The series is dreadfully uneven and badly in need of editing. Of course if you pull out all the stuff you do not need in the books, you would only have one novel and publishers always want sequels. It might have benefited from some comic relief too. The entire series is dead serious and even situations that might have been comic remain serious, but I suppose colonization of another planet is serious business? If so, why is everyone partying around the clock with sex, drugs and steel drum music?
I do not know why, but it is rare to find a really good narrator reading a mediocre audiobook. Perhaps the explanation is simple. The reader’s abilities so often affect one’s enjoyment of an audiobook that it is difficult to separate them when writing a review.
However, I am happy to admit that is not the case with Richard Ferrone’s reading of the Mars Trilogy. He goes a very good job of keeping the characters delineated vocally, none of his voices are over the top, he does not seem to be in a hurry to get the words out and he is pleasant to listen to. It is, in fact, his reading that kept me listening to the entirety of the trilogy even though toward the end I was desperate to hear it come to a conclusion. He even got me to listen through to the end of the rambling and really unnecessary epilogue.

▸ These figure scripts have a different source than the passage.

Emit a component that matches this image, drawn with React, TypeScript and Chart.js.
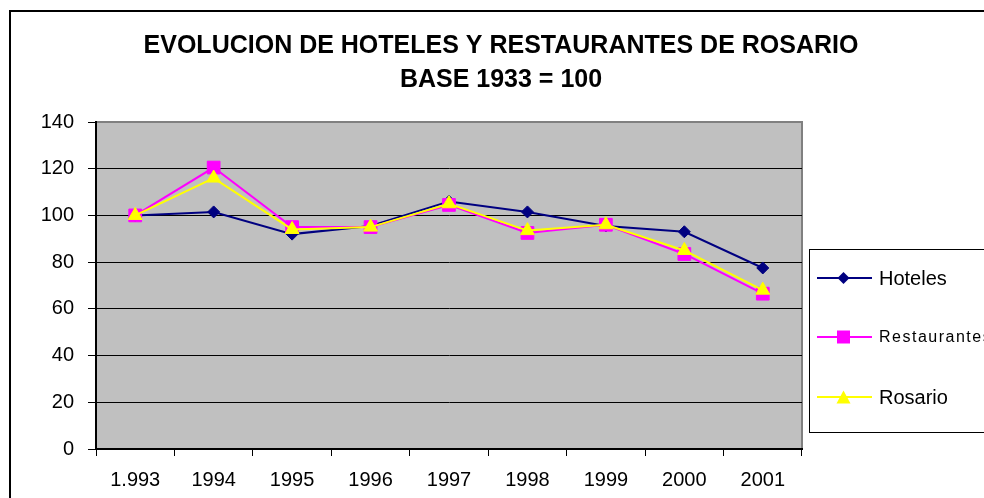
import React, { useEffect, useRef } from "react";
import { Chart, registerables } from "chart.js";

Chart.register(...registerables);

const categories = ["1.993", "1994", "1995", "1996", "1997", "1998", "1999", "2000", "2001"];
const hoteles = [100, 101.5, 92, 95.5, 106, 101.5, 95.5, 93, 77.5];
const restaurantes = [100, 120.5, 95, 95, 104.5, 92.5, 96, 83.5, 66.5];
const rosario = [100, 116, 94, 95, 105, 93.5, 96, 85, 68];
const titleLines = ["EVOLUCION DE HOTELES Y RESTAURANTES DE ROSARIO", "BASE 1933 = 100"];
const seriesNames = ["Hoteles", "Restaurantes", "Rosario"];

const FONT = "'Liberation Sans', Arial, sans-serif";
const W = 984;
const H = 498;

function drawMarker(ctx: CanvasRenderingContext2D, style: string, x: number, y: number, color: string) {
  ctx.fillStyle = color;
  ctx.beginPath();
  if (style === "rectRot") {
    const r = 6;
    ctx.moveTo(x, y - r);
    ctx.lineTo(x + r, y);
    ctx.lineTo(x, y + r);
    ctx.lineTo(x - r, y);
  } else if (style === "rect") {
    const s = 6.5;
    ctx.rect(x - s, y - s, 2 * s, 2 * s);
  } else {
    const hw = 7;
    const hh = 6.5;
    ctx.moveTo(x, y - hh);
    ctx.lineTo(x + hw, y + hh);
    ctx.lineTo(x - hw, y + hh);
  }
  ctx.closePath();
  ctx.fill();
}

const chromePlugin = {
  id: "chrome",
  beforeDraw(chart: any) {
    const { ctx, chartArea: a } = chart;
    ctx.save();
    ctx.fillStyle = "#ffffff";
    ctx.fillRect(0, 0, W, H);
    ctx.strokeStyle = "#000000";
    ctx.lineWidth = 2;
    ctx.strokeRect(10, 11, 1100, 600);
    ctx.fillStyle = "#C0C0C0";
    ctx.fillRect(a.left, a.top, a.right - a.left, a.bottom - a.top);
    ctx.strokeStyle = "#808080";
    ctx.lineWidth = 2;
    ctx.beginPath();
    ctx.moveTo(a.left, a.top);
    ctx.lineTo(a.right, a.top);
    ctx.lineTo(a.right, a.bottom);
    ctx.stroke();
    ctx.restore();
  },
  afterDraw(chart: any) {
    const { ctx } = chart;
    ctx.save();
    // title
    ctx.fillStyle = "#000000";
    ctx.textAlign = "center";
    ctx.textBaseline = "alphabetic";
    ctx.font = `bold 25px ${FONT}`;
    ctx.fillText(titleLines[0], 501, 53);
    ctx.fillText(titleLines[1], 501, 86.5);

    // legend
    ctx.strokeStyle = "#000000";
    ctx.lineWidth = 1;
    ctx.strokeRect(809.5, 249.5, 400, 183);
    const rows = [278, 337, 397];
    chart.data.datasets.forEach((ds: any, i: number) => {
      const y = rows[i];
      ctx.strokeStyle = ds.borderColor;
      ctx.lineWidth = 2;
      ctx.beginPath();
      ctx.moveTo(817, y);
      ctx.lineTo(872, y);
      ctx.stroke();
      drawMarker(ctx, ds.pointStyle, 843.5, y, ds.backgroundColor);
      ctx.fillStyle = "#000000";
      ctx.textAlign = "left";
      ctx.textBaseline = "middle";
      if (i === 1) {
        ctx.font = `16px ${FONT}`;
        (ctx as any).letterSpacing = "1.5px";
      } else {
        ctx.font = `20px ${FONT}`;
        (ctx as any).letterSpacing = "0px";
      }
      ctx.fillText(ds.label, 879, y + 1);
    });
    (ctx as any).letterSpacing = "0px";
    ctx.restore();
  },
};

export default function App() {
  const ref = useRef<HTMLCanvasElement | null>(null);
  useEffect(() => {
    document.body.style.margin = "0";
    const canvas = ref.current;
    if (!canvas) return;
    const chart = new Chart(canvas, {
      type: "line",
      data: {
        labels: categories,
        datasets: [
          {
            label: seriesNames[0],
            data: hoteles,
            borderColor: "#000080",
            backgroundColor: "#000080",
            borderWidth: 2,
            pointStyle: "rectRot",
            pointRadius: 6,
            pointBorderWidth: 1,
            order: 3,
          },
          {
            label: seriesNames[1],
            data: restaurantes,
            borderColor: "#FF00FF",
            backgroundColor: "#FF00FF",
            borderWidth: 2,
            pointStyle: "rect",
            pointRadius: 9,
            pointBorderWidth: 1,
            order: 2,
          },
          {
            label: seriesNames[2],
            data: rosario,
            borderColor: "#FFFF00",
            backgroundColor: "#FFFF00",
            borderWidth: 2,
            pointStyle: "triangle",
            pointRadius: 8,
            pointBorderWidth: 1,
            order: 1,
          },
        ],
      },
      options: {
        responsive: false,
        animation: false,
        devicePixelRatio: 1,
        layout: { padding: { left: 10, top: 122, right: 182, bottom: 9 } },
        plugins: {
          legend: { display: false },
          title: { display: false },
          tooltip: { enabled: false },
        },
        elements: { line: { tension: 0 } },
        scales: {
          x: {
            offset: true,
            grid: {
              offset: true,
              drawOnChartArea: false,
              drawTicks: true,
              tickLength: 7,
              tickColor: "#000000",
              tickWidth: 1,
            },
            border: { display: true, color: "#000000", width: 2 },
            ticks: {
              color: "#000000",
              font: { family: FONT, size: 20 },
              padding: 12,
              maxRotation: 0,
              autoSkip: false,
            },
            afterFit: (s: any) => {
              s.height = 40;
            },
          },
          y: {
            min: 0,
            max: 140,
            grid: {
              color: (c: any) => (c.tick && c.tick.value === 140 ? "rgba(0,0,0,0)" : "#000000"),
              lineWidth: 1,
              tickLength: 8,
              tickColor: "#000000",
            },
            border: { display: true, color: "#000000", width: 2 },
            ticks: {
              stepSize: 20,
              color: "#000000",
              font: { family: FONT, size: 20 },
              padding: 14,
            },
            afterFit: (s: any) => {
              s.width = 86;
            },
          },
        },
      },
      plugins: [chromePlugin],
    });
    return () => chart.destroy();
  }, []);
  return (
    <div style={{ position: "absolute", left: 0, top: 0, width: W, height: H }}>
      <canvas ref={ref} width={W} height={H} style={{ display: "block" }} />
    </div>
  );
}
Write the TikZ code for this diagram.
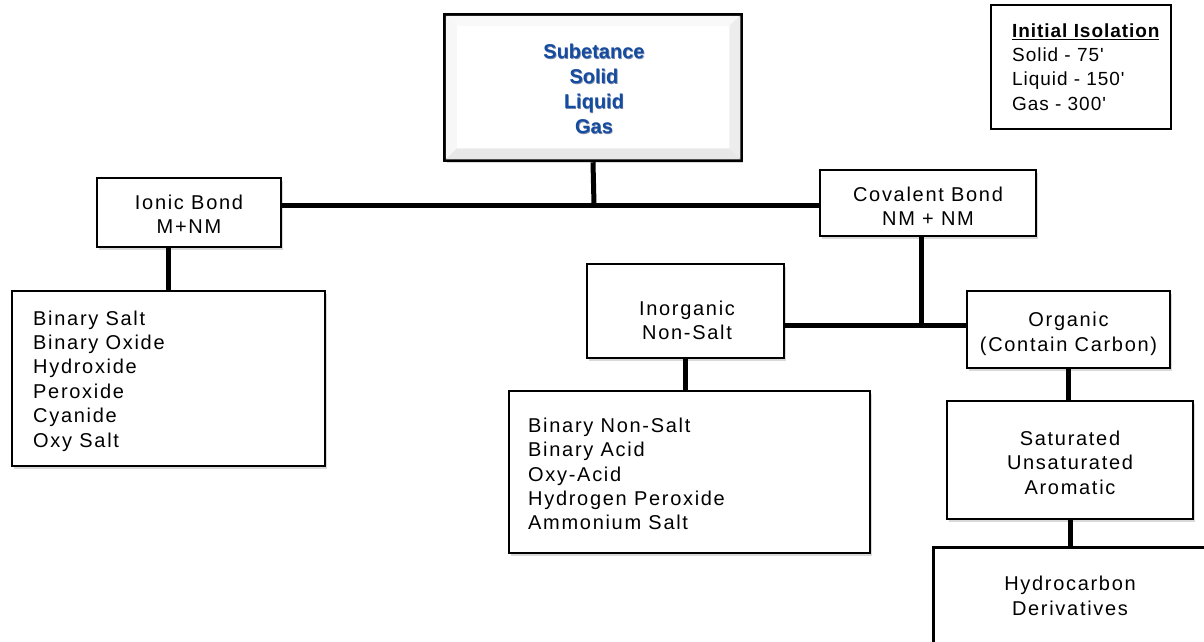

So, all told, I have to call the series interesting in places, but mediocre overall due to the long-winded and repetitive narrative passages and lack of good old-fashioned plot-pushing, but Richard Ferrone’s reading makes this worth listening to, although If you only listen to the first book of the series I think you will walk away with a very favorable impression. The series only really drags badly in the second and third books.